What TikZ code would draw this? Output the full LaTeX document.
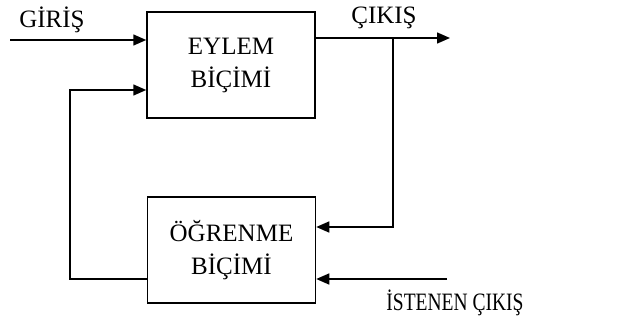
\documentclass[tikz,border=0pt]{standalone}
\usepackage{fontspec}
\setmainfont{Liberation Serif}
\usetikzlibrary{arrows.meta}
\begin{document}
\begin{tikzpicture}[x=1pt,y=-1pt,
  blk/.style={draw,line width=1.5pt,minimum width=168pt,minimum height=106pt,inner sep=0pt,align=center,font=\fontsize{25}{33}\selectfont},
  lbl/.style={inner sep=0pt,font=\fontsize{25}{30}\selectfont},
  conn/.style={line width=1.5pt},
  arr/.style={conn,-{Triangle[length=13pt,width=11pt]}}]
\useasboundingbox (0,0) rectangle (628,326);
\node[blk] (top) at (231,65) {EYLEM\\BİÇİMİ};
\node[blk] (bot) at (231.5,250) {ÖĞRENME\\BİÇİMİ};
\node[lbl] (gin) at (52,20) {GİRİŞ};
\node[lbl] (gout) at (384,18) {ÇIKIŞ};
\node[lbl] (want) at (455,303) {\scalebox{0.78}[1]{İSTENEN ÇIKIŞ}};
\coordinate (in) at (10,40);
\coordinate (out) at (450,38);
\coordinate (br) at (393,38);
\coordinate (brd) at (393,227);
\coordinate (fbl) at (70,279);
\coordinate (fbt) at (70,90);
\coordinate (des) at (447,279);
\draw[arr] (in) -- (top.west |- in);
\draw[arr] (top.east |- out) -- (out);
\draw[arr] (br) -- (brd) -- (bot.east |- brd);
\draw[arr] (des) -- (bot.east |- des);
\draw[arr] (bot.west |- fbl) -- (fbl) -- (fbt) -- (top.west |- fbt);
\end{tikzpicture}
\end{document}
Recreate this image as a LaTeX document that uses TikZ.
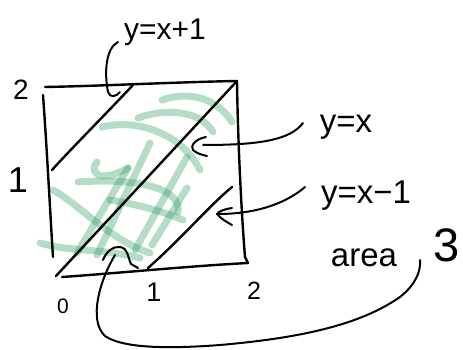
****************************************
■ Instruction
Copy everything in the records above except the pictures, exactly as written.

■ Solution for this problem
What TikZ code would draw this? Output the full LaTeX document.
\documentclass[tikz,border=0pt]{standalone}
\usepackage{fontspec}
\setmainfont{Liberation Serif}
\usetikzlibrary{arrows.meta}
\begin{document}
\begin{tikzpicture}[x=1pt,y=-1pt,
  blk/.style={draw,line width=1.5pt,minimum width=168pt,minimum height=106pt,inner sep=0pt,align=center,font=\fontsize{25}{33}\selectfont},
  lbl/.style={inner sep=0pt,font=\fontsize{25}{30}\selectfont},
  conn/.style={line width=1.5pt},
  arr/.style={conn,-{Triangle[length=13pt,width=11pt]}}]
\useasboundingbox (0,0) rectangle (628,326);
\node[blk] (top) at (231,65) {EYLEM\\BİÇİMİ};
\node[blk] (bot) at (231.5,250) {ÖĞRENME\\BİÇİMİ};
\node[lbl] (gin) at (52,20) {GİRİŞ};
\node[lbl] (gout) at (384,18) {ÇIKIŞ};
\node[lbl] (want) at (455,303) {\scalebox{0.78}[1]{İSTENEN ÇIKIŞ}};
\coordinate (in) at (10,40);
\coordinate (out) at (450,38);
\coordinate (br) at (393,38);
\coordinate (brd) at (393,227);
\coordinate (fbl) at (70,279);
\coordinate (fbt) at (70,90);
\coordinate (des) at (447,279);
\draw[arr] (in) -- (top.west |- in);
\draw[arr] (top.east |- out) -- (out);
\draw[arr] (br) -- (brd) -- (bot.east |- brd);
\draw[arr] (des) -- (bot.east |- des);
\draw[arr] (bot.west |- fbl) -- (fbl) -- (fbt) -- (top.west |- fbt);
\end{tikzpicture}
\end{document}
Recreate this image as a LaTeX document that uses TikZ.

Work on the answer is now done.